How Does a Marine Open Policy Work?

1. Policy Issuance

The insurer issues a Marine Open Policy for a fixed period (usually one year) based on estimated shipment values.

2. Declaration Process

The insured must declare shipment details in accordance with policy terms, either per shipment or periodically (monthly/quarterly).

3. Premium Payments

An initial premium is paid at the time of policy issuance. Additional premiums may be charged or adjusted based on the total shipment values declared.

4. Claim Settlement

In case of loss or damage during transit, the insured must immediately notify the insurer and obtain a survey report. Claims should be filed with supporting documents such as:

  • Bill of lading
  • Invoice
  • Packing list
  • Survey report
  • Correspondence with carriers (if applicable)

Risks Covered by a Marine Open Policy

The risks covered depend on the chosen clauses and policy terms. However, common risks include:

1. Natural Disasters

Covers damage caused by storms, earthquakes, volcanic eruptions, tsunamis, and floods.

2. Accidents

Protection against damage due to collisions, sinking, stranding, overturning of the transport vessel, derailment of land conveyance, discharge of cargo at a port of distress, and other perils as per the chosen Institute Cargo Clauses (A, B, or C).

3. Theft and Pilferage

Covers loss due to theft, pilferage, or piracy during transit (only under Institute Cargo Clause A).

4. Fire and Explosion

Provides coverage for goods damaged or destroyed by fire or explosion during transit.

5. Jettison

Compensates for loss of goods deliberately thrown overboard to stabilise the vessel during an emergency.

6. General Average

Covers shared financial liability among cargo owners for losses incurred due to deliberate sacrifices or extraordinary expenses to save the vessel and cargo from a common peril.

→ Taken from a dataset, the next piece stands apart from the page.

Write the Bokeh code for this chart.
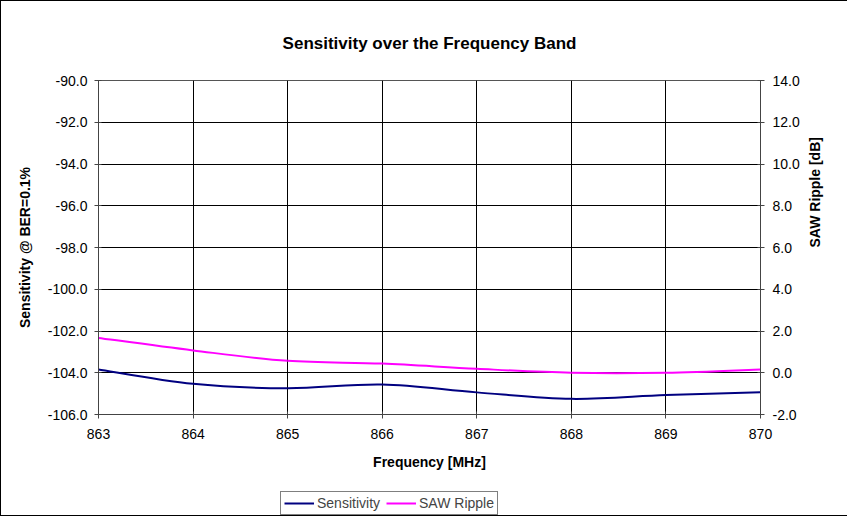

Exclusions in a Marine Open Policy

While the policy provides broad coverage, certain exclusions apply, such as:

  • Loss due to willful misconduct or negligence by the insured.
  • Damage from improper packaging or inherent defects in the goods.
  • War, strikes, riots, and civil commotion, unless covered under specific Institute War Clauses and Institute Strike Clauses.
  • Confiscation by customs and delay in shipment, unless additional coverage is purchased.
  • Nuclear risks or acts of terrorism, unless specifically included in the policy.

Who Can Avail a Marine Open Policy?

A Marine Open Policy is ideal for:

  • Exporters and importers engaged in international trade.
  • Domestic traders shipping goods across cities or states frequently.
  • Logistics companies and freight forwarders handling cargo for clients.
  • Manufacturers and distributors transporting raw materials or finished goods regularly.
  • Banks and financial institutions financing trade transactions.
  • E-commerce platforms managing frequent deliveries.
  • Logistics service providers with contractual liability for cargo safety.

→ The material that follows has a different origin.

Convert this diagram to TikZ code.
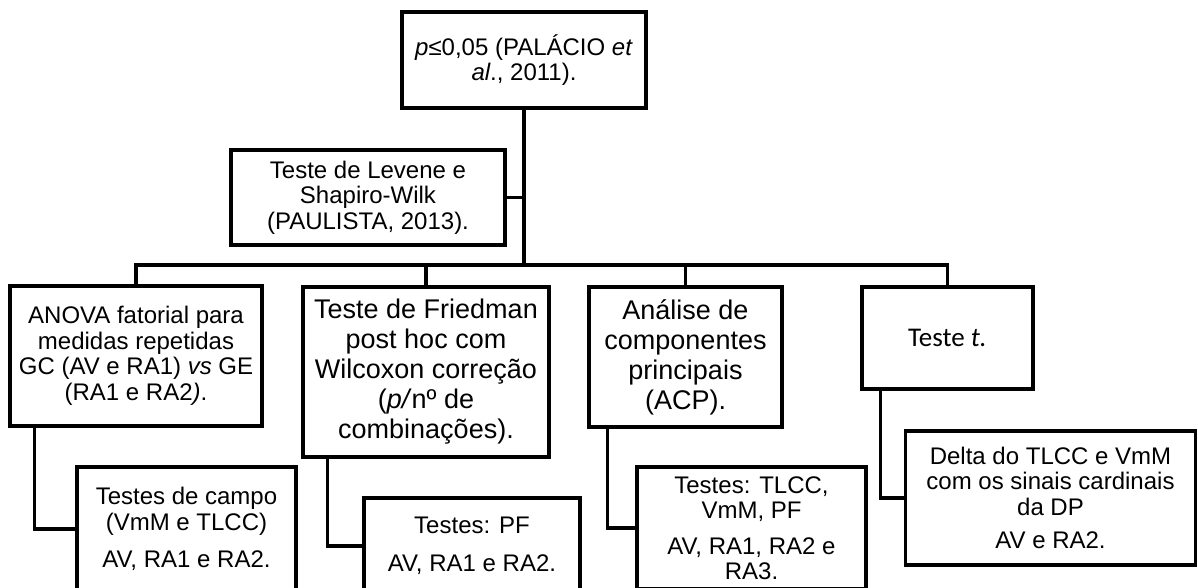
\documentclass[tikz,border=0pt]{standalone}
\usepackage{fontspec}
\setmainfont{Liberation Sans}
\newfontfamily\calib{Carlito}
\begin{document}
\begin{tikzpicture}[x=1pt,y=-1pt,
  box/.style={draw, line width=3.5pt, align=center, inner sep=0pt, fill=white,
    font=\fontsize{24}{25.5}\selectfont},
  bigtext/.style={font=\fontsize{27}{30}\selectfont},
  conn/.style={line width=3.5pt}]
\useasboundingbox (0,0) rectangle (1198,587);
\clip (0,0) rectangle (1198,587);
\fill[white] (0,0) rectangle (1198,587);

\node[box, minimum width=244pt, minimum height=96pt] (top) at (524,60)
  {\textit{p}≤0,05 (PALÁCIO \textit{et}\\\textit{al}., 2011).};
\node[box, minimum width=274pt, minimum height=95pt] (lev) at (368,197.5)
  {Teste de Levene e\\Shapiro-Wilk\\(PAULISTA, 2013).};
\node[box, minimum width=252pt, minimum height=140pt] (anova) at (136,356)
  {ANOVA fatorial para\\medidas repetidas\\GC (AV e RA1) \textit{vs} GE\\(RA1 e RA2\textit{)}.};
\node[box, bigtext, minimum width=246pt, minimum height=170pt] (fried) at (426,372)
  {Teste de Friedman\\post hoc com\\Wilcoxon correção\\(\textit{p/}nº de\\combinações).};
\node[box, bigtext, minimum width=193pt, minimum height=140pt] (acp) at (685.5,357)
  {Análise de\\componentes\\principais\\(ACP).};
\node[box, minimum width=171pt, minimum height=102pt, font=\calib\fontsize{27}{30}\selectfont] (tt) at (947.5,338)
  {Teste \textit{t.}};

\node[box, minimum width=219pt, minimum height=124pt] (campo) at (186.5,529)
  {Testes de campo\\(VmM e TLCC)\\[12pt]AV, RA1 e RA2.};
\node[box, minimum width=216pt, minimum height=96pt] (pf) at (472,546)
  {Testes: PF\\[12pt]AV, RA1 e RA2.};
\node[box, minimum width=229pt, minimum height=122pt] (tlcc) at (751.5,528)
  {Testes: TLCC,\\VmM, PF\\[10pt]AV, RA1, RA2 e\\RA3.};
\node[box, minimum width=290pt, minimum height=134pt] (delta) at (1050.5,498)
  {Delta do TLCC e VmM\\com os sinais cardinais\\da DP\\[8pt]AV e RA2.};

\coordinate (bar) at (0,265);
\draw[conn] (anova.north) -- (anova.north |- bar) -- (tt.north |- bar) -- (tt.north);
\draw[conn] (top.south) -- (top.south |- bar);
\draw[conn] (fried.north) -- (fried.north |- bar);
\draw[conn] (acp.north) -- (acp.north |- bar);
\draw[conn] (lev.east) -- (lev.east -| top.south);

\coordinate (a1) at ([xshift=26pt]anova.south west);
\coordinate (f1) at ([xshift=26pt]fried.south west);
\coordinate (c1) at ([xshift=20pt]acp.south west);
\coordinate (t1) at ([xshift=20pt]tt.south west);
\draw[conn] (a1) |- (campo.west);
\draw[conn] (f1) |- (pf.west);
\draw[conn] (c1) |- (tlcc.west);
\draw[conn] (t1) |- (delta.west);
\end{tikzpicture}
\end{document}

Benefits of a Marine Open Policy

1. Convenience

Businesses with frequent shipments save time and effort by avoiding the need to purchase a separate policy for each consignment.

2. Cost-Effectiveness

The continuous coverage of a Marine Open Policy reduces administrative expenses and allows for premium adjustments based on actual shipments.

3. Comprehensive Protection

Covers a wide range of transit-related risks, including natural disasters, theft, piracy, and accidents.

4. Customisability

Policies can be tailored to business needs, such as covering high-risk goods or specific transit routes.

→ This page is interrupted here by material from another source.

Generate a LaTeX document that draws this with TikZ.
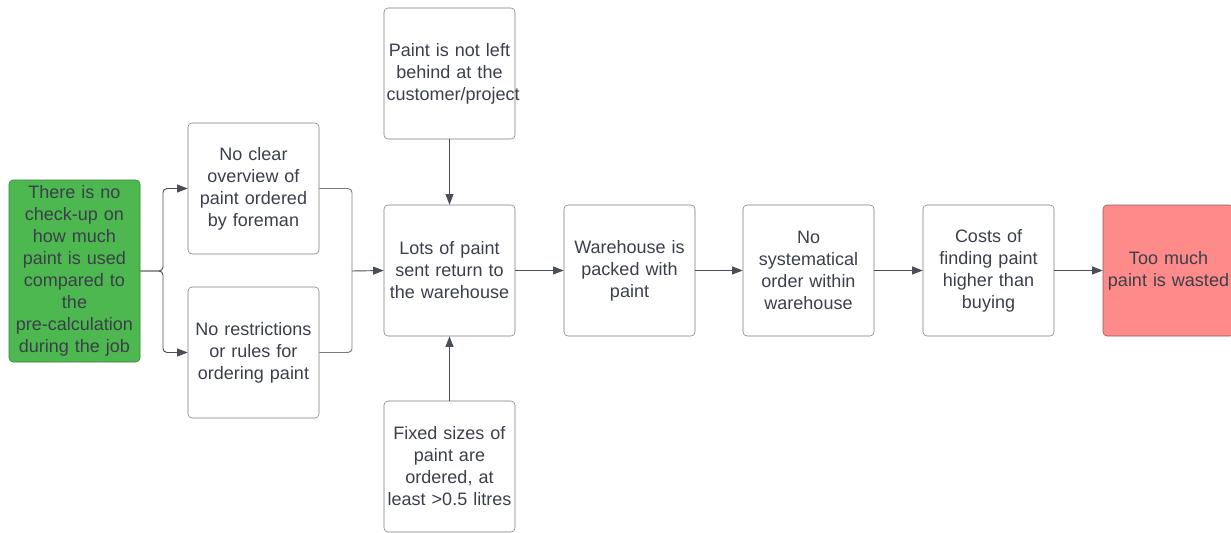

5. Enhanced Risk Management

Continuous coverage ensures no shipment goes uninsured, reducing financial risks from unexpected losses.

6. Streamlined Documentation

A single policy reduces paperwork for each shipment, simplifying compliance and administrative processes.

Final Thoughts

A Marine Open Policy is a versatile and efficient solution for businesses engaged in frequent cargo transportation. By providing continuous coverage, minimising financial risks, and simplifying processes, it empowers businesses to focus on growth and operational excellence.

For Indian businesses navigating domestic and international trade, a Marine Open Policy is not just a protective measure—it’s a strategic advantage.